-------- Task input --------

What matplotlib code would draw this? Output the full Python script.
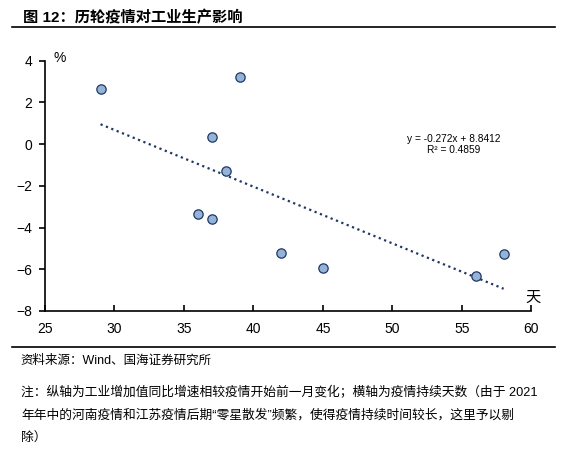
import numpy as np
import matplotlib.pyplot as plt
from matplotlib.lines import Line2D

plt.rcParams['font.family'] = ['Liberation Sans', 'Noto Sans CJK SC', 'DejaVu Sans']

# days each outbreak lasted vs. change in industrial value-added growth (%)
days = [29, 39, 37, 38, 36, 37, 42, 45, 56, 58]
change = [2.66, 3.22, 0.36, -1.31, -3.33, -3.57, -5.24, -5.95, -6.32, -5.28]

# trend line as given on the chart
slope = -0.272
intercept = 8.8412
r2 = 0.4859

x_ticks = [25, 30, 35, 40, 45, 50, 55, 60]
y_ticks = [-8, -6, -4, -2, 0, 2, 4]

title = '图 12：历轮疫情对工业生产影响'
source = '资料来源：Wind、国海证券研究所'
note_lines = [
    '注：纵轴为工业增加值同比增速相较疫情开始前一月变化；横轴为疫情持续天数（由于 2021',
    '年年中的河南疫情和江苏疫情后期“零星散发”频繁，使得疫情持续时间较长，这里予以剔',
    '除）',
]

fig = plt.figure(figsize=(5.65, 4.55), dpi=100)
ax = fig.add_axes([0.0796, 0.3165, 0.861, 0.55])

xs = np.array([min(days), max(days)])
ax.plot(xs, slope * xs + intercept, linestyle=(0, (1, 1.6)), color='#1F3864',
        linewidth=1.6, zorder=2)
ax.scatter(days, change, s=45, facecolor='#95B3D7', edgecolor='#1F3864',
           linewidth=0.9, zorder=3)

ax.set_xlim(25, 60)
ax.set_ylim(-8, 4)
ax.set_xticks(x_ticks)
ax.set_yticks(y_ticks)
ax.spines['top'].set_visible(False)
ax.spines['right'].set_visible(False)
ax.spines['left'].set_linewidth(1.2)
ax.spines['bottom'].set_linewidth(1.2)
ax.tick_params(axis='x', direction='in', length=4, width=1.2, labelsize=10, pad=8)
ax.tick_params(axis='y', direction='out', length=4, width=1.2, labelsize=10, pad=5)

ax.text(0.018, 1.01, '%', transform=ax.transAxes, fontsize=10, va='center', ha='left')
ax.text(1.003, 0.02, '天', transform=ax.transAxes, fontsize=11, va='bottom', ha='center',
        family=['Noto Sans CJK SC'])

eq = 'y = %.3fx + %.4f\nR² = %.4f' % (slope, intercept, r2)
ax.text(0.84, 0.665, eq, transform=ax.transAxes, fontsize=7.3, ha='center',
        va='center', linespacing=1.05)

fig.text(0.04, 0.962, title, fontsize=11, fontweight='bold', va='center', ha='left')
fig.add_artist(Line2D([0.021, 0.982], [0.94, 0.94], color='black', linewidth=1.2))
fig.add_artist(Line2D([0.021, 0.982], [0.237, 0.237], color='black', linewidth=1.2))
fig.text(0.037, 0.208, source, fontsize=9, va='center', ha='left')
for i, line in enumerate(note_lines):
    fig.text(0.037, 0.138 - i * 0.051, line, fontsize=9.2, va='center', ha='left')

fig.savefig('out.png', dpi=100)
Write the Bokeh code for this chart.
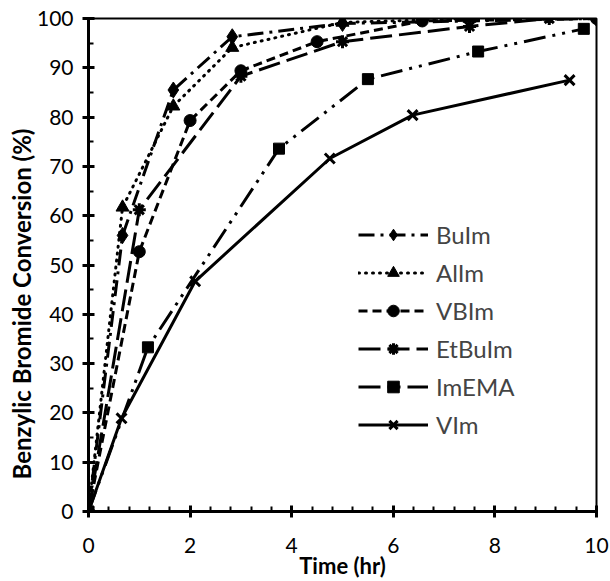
from bokeh.plotting import figure
from bokeh.models import Legend, LegendItem, FixedTicker, Range1d, Title
from bokeh.embed import file_html
from bokeh.resources import INLINE

# ---- data ----
buim_x = [0, 0.67, 1.67, 2.83, 5.0, 10.0]
buim_y = [0, 56.0, 85.5, 96.3, 99.0, 100.0]

alim_x = [0, 0.67, 1.67, 2.83, 5.0, 7.5]
alim_y = [0, 61.7, 82.2, 94.1, 99.2, 100.0]

vbim_x = [0, 1.0, 2.0, 3.0, 4.5, 6.57, 10.0]
vbim_y = [0, 52.7, 79.3, 89.4, 95.3, 99.5, 100.0]

etbuim_x = [0, 1.0, 3.0, 5.0, 7.5, 9.07]
etbuim_y = [0, 61.2, 88.3, 95.3, 98.4, 100.0]

imema_x = [0, 1.17, 3.75, 5.5, 7.67, 9.75]
imema_y = [0, 33.3, 73.6, 87.7, 93.3, 97.9]

vim_x = [0, 0.65, 2.1, 4.75, 6.38, 9.47]
vim_y = [0, 18.9, 46.7, 71.6, 80.4, 87.5]

series_names = ["BuIm", "AlIm", "VBIm", "EtBuIm", "ImEMA", "VIm"]

x_ticks = [0, 2, 4, 6, 8, 10]
y_ticks = [0, 10, 20, 30, 40, 50, 60, 70, 80, 90, 100]

x_title = "Time (hr)"
y_title = "Benzylic Bromide Conversion (%)"

FONT = "Lato"

p = figure(width=610, height=581, output_backend="svg", toolbar_location=None,
           x_range=Range1d(0, 10), y_range=Range1d(0, 100),
           min_border_left=88, min_border_right=14, min_border_top=18, min_border_bottom=68)
p.xgrid.visible = False
p.ygrid.visible = False
p.outline_line_color = "black"
p.outline_line_width = 2
p.background_fill_color = "white"
p.border_fill_color = "white"

series = [
    (buim_x, buim_y, "16 6 3 6", "diamond", 16, "butt"),
    (alim_x, alim_y, "1 6", "triangle", 13, "round"),
    (vbim_x, vbim_y, "9 5", "circle", 12, "butt"),
    (etbuim_x, etbuim_y, "22 7", "asterisk", 13, "butt"),
    (imema_x, imema_y, "22 7 3 7 3 7", "square", 11, "butt"),
    (vim_x, vim_y, "solid", "x", 14, "butt"),
]

items = []
for name, (xs, ys, dash, marker, size, cap) in zip(series_names, series):
    lr = p.line(xs, ys, line_color="black", line_width=3, line_dash=dash, line_cap=cap)
    if marker in ("asterisk", "x"):
        sr = p.scatter(xs, ys, marker=marker, size=size, line_color="black", line_width=3,
                       fill_color="black")
    else:
        sr = p.scatter(xs, ys, marker=marker, size=size, line_color="black", line_width=1,
                       fill_color="black")
    items.append(LegendItem(label=name, renderers=[lr, sr]))

legend = Legend(items=items, location=(270, 72), padding=0, margin=0, spacing=9,
                glyph_width=70, glyph_height=29, label_height=29,
                label_text_font=FONT, label_text_font_size="24px", label_standoff=8,
                border_line_color=None, background_fill_alpha=0)
p.add_layout(legend)

for ax in (p.xaxis[0], p.yaxis[0]):
    ax.axis_line_width = 3
    ax.axis_line_color = "black"
    ax.major_tick_line_width = 3
    ax.minor_tick_line_width = 2
    ax.major_tick_in = 6
    ax.major_tick_out = 6
    ax.minor_tick_in = 5
    ax.minor_tick_out = 0
    ax.major_label_text_font = FONT
    ax.major_label_text_font_size = "21px"
    ax.major_label_text_color = "black"

p.xaxis.ticker = FixedTicker(ticks=x_ticks, minor_ticks=[i * 0.4 for i in range(26)])
p.yaxis.ticker = FixedTicker(ticks=y_ticks, minor_ticks=[i * 5 for i in range(21)])
p.xaxis.axis_label = x_title
p.xaxis.axis_label_text_font = FONT
p.xaxis.axis_label_text_font_size = "22px"
p.xaxis.axis_label_text_font_style = "bold"
p.xaxis.axis_label_text_color = "black"
p.xaxis.major_label_standoff = 20
p.yaxis.major_label_standoff = 9
p.xaxis.axis_label_standoff = -4

ytitle = Title(text=y_title, align="left", offset=32, text_font=FONT,
               text_font_size="24px", text_font_style="bold", text_color="black",
               standoff=-5)
p.add_layout(ytitle, "left")

open("out.html", "w").write(file_html(p, INLINE))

--------

Instructions to follow —
Without the pictures, repeat the entries above line by line, from the first through the one that contains "ax = fig.add_axes([0.0796, 0.3165, 0.861, 0.55])", both ends included.

Solution to the exercise —
What matplotlib code would draw this? Output the full Python script.
import numpy as np
import matplotlib.pyplot as plt
from matplotlib.lines import Line2D

plt.rcParams['font.family'] = ['Liberation Sans', 'Noto Sans CJK SC', 'DejaVu Sans']

# days each outbreak lasted vs. change in industrial value-added growth (%)
days = [29, 39, 37, 38, 36, 37, 42, 45, 56, 58]
change = [2.66, 3.22, 0.36, -1.31, -3.33, -3.57, -5.24, -5.95, -6.32, -5.28]

# trend line as given on the chart
slope = -0.272
intercept = 8.8412
r2 = 0.4859

x_ticks = [25, 30, 35, 40, 45, 50, 55, 60]
y_ticks = [-8, -6, -4, -2, 0, 2, 4]

title = '图 12：历轮疫情对工业生产影响'
source = '资料来源：Wind、国海证券研究所'
note_lines = [
    '注：纵轴为工业增加值同比增速相较疫情开始前一月变化；横轴为疫情持续天数（由于 2021',
    '年年中的河南疫情和江苏疫情后期“零星散发”频繁，使得疫情持续时间较长，这里予以剔',
    '除）',
]

fig = plt.figure(figsize=(5.65, 4.55), dpi=100)
ax = fig.add_axes([0.0796, 0.3165, 0.861, 0.55])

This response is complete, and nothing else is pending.